[SET EXERCISE]:
Exactly repeat all the records below, omitting the images they hold.

==*==

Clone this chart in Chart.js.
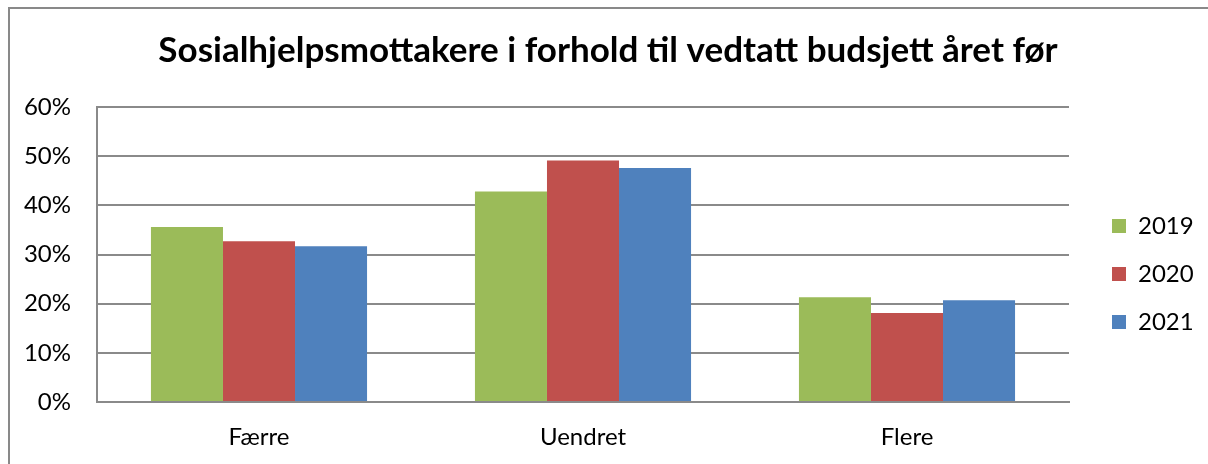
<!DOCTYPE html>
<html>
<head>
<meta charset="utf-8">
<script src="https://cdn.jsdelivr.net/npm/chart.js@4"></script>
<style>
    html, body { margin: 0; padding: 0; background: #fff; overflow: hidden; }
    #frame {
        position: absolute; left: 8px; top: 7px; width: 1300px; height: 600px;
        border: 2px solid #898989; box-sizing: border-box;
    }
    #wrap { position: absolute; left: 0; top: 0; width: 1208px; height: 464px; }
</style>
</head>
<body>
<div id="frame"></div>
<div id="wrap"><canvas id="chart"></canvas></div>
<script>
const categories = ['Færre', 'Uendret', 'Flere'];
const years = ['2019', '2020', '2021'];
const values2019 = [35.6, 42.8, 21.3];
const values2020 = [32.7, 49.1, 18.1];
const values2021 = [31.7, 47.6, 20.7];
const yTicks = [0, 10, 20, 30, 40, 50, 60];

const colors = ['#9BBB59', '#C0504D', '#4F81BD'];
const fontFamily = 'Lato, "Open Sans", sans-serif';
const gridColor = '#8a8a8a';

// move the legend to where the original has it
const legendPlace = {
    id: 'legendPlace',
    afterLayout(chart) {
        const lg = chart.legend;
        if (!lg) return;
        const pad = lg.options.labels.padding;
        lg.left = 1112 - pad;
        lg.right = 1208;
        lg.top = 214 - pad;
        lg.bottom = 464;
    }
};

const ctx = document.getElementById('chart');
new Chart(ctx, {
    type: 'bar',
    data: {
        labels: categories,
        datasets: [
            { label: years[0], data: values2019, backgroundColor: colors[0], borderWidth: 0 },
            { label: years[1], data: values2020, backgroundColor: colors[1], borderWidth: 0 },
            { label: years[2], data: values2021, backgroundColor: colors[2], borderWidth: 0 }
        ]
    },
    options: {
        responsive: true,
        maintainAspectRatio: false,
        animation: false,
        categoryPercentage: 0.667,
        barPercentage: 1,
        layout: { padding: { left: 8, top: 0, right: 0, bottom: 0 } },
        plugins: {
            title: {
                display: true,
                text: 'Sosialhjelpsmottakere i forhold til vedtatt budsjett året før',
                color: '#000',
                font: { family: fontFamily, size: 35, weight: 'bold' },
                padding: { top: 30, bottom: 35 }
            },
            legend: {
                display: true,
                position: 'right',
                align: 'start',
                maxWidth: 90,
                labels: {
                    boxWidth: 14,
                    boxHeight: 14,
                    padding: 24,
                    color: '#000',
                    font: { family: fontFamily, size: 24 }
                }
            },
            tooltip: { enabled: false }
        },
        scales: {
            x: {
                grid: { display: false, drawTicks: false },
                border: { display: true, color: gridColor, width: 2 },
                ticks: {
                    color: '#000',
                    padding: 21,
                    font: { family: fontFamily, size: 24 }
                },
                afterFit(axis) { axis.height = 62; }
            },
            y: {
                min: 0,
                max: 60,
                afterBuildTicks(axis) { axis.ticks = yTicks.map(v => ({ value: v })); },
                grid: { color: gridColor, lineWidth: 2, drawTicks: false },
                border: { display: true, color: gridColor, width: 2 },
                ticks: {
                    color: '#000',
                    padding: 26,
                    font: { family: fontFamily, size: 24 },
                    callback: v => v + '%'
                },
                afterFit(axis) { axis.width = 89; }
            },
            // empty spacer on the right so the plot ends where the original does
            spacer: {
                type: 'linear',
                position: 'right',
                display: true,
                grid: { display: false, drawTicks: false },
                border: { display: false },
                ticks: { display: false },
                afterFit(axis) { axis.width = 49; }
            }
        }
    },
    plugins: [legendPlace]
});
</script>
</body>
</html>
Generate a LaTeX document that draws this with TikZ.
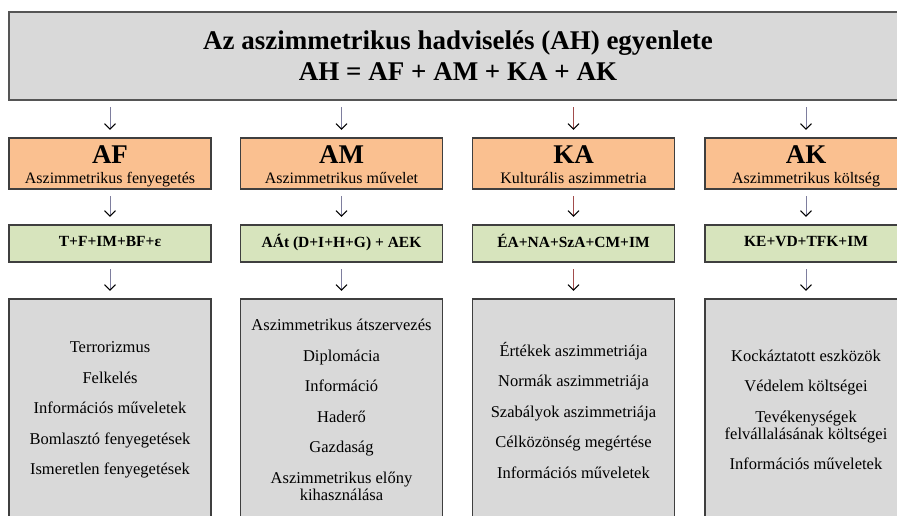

==*==

[COMPLETE RESPONSE]:
Clone this chart in Chart.js.
<!DOCTYPE html>
<html>
<head>
<meta charset="utf-8">
<script src="https://cdn.jsdelivr.net/npm/chart.js@4"></script>
<style>
    html, body { margin: 0; padding: 0; background: #fff; overflow: hidden; }
    #frame {
        position: absolute; left: 8px; top: 7px; width: 1300px; height: 600px;
        border: 2px solid #898989; box-sizing: border-box;
    }
    #wrap { position: absolute; left: 0; top: 0; width: 1208px; height: 464px; }
</style>
</head>
<body>
<div id="frame"></div>
<div id="wrap"><canvas id="chart"></canvas></div>
<script>
const categories = ['Færre', 'Uendret', 'Flere'];
const years = ['2019', '2020', '2021'];
const values2019 = [35.6, 42.8, 21.3];
const values2020 = [32.7, 49.1, 18.1];
const values2021 = [31.7, 47.6, 20.7];
const yTicks = [0, 10, 20, 30, 40, 50, 60];

const colors = ['#9BBB59', '#C0504D', '#4F81BD'];
const fontFamily = 'Lato, "Open Sans", sans-serif';
const gridColor = '#8a8a8a';

// move the legend to where the original has it
const legendPlace = {
    id: 'legendPlace',
    afterLayout(chart) {
        const lg = chart.legend;
        if (!lg) return;
        const pad = lg.options.labels.padding;
        lg.left = 1112 - pad;
        lg.right = 1208;
        lg.top = 214 - pad;
        lg.bottom = 464;
    }
};

const ctx = document.getElementById('chart');
new Chart(ctx, {
    type: 'bar',
    data: {
        labels: categories,
        datasets: [
            { label: years[0], data: values2019, backgroundColor: colors[0], borderWidth: 0 },
            { label: years[1], data: values2020, backgroundColor: colors[1], borderWidth: 0 },
            { label: years[2], data: values2021, backgroundColor: colors[2], borderWidth: 0 }
        ]
    },
    options: {
        responsive: true,
        maintainAspectRatio: false,
        animation: false,
        categoryPercentage: 0.667,
        barPercentage: 1,
        layout: { padding: { left: 8, top: 0, right: 0, bottom: 0 } },
        plugins: {
            title: {
                display: true,
                text: 'Sosialhjelpsmottakere i forhold til vedtatt budsjett året før',
                color: '#000',
                font: { family: fontFamily, size: 35, weight: 'bold' },
                padding: { top: 30, bottom: 35 }
            },
            legend: {
                display: true,
                position: 'right',
                align: 'start',
                maxWidth: 90,
                labels: {
                    boxWidth: 14,
                    boxHeight: 14,
                    padding: 24,
                    color: '#000',
                    font: { family: fontFamily, size: 24 }
                }
            },
            tooltip: { enabled: false }
        },
        scales: {
            x: {
                grid: { display: false, drawTicks: false },
                border: { display: true, color: gridColor, width: 2 },
                ticks: {
                    color: '#000',
                    padding: 21,
                    font: { family: fontFamily, size: 24 }
                },
                afterFit(axis) { axis.height = 62; }
            },
            y: {
                min: 0,
                max: 60,
                afterBuildTicks(axis) { axis.ticks = yTicks.map(v => ({ value: v })); },
                grid: { color: gridColor, lineWidth: 2, drawTicks: false },
                border: { display: true, color: gridColor, width: 2 },
                ticks: {
                    color: '#000',
                    padding: 26,
                    font: { family: fontFamily, size: 24 },
                    callback: v => v + '%'
                },
                afterFit(axis) { axis.width = 89; }
            },
            // empty spacer on the right so the plot ends where the original does
            spacer: {
                type: 'linear',
                position: 'right',
                display: true,
                grid: { display: false, drawTicks: false },
                border: { display: false },
                ticks: { display: false },
                afterFit(axis) { axis.width = 49; }
            }
        }
    },
    plugins: [legendPlace]
});
</script>
</body>
</html>
Generate a LaTeX document that draws this with TikZ.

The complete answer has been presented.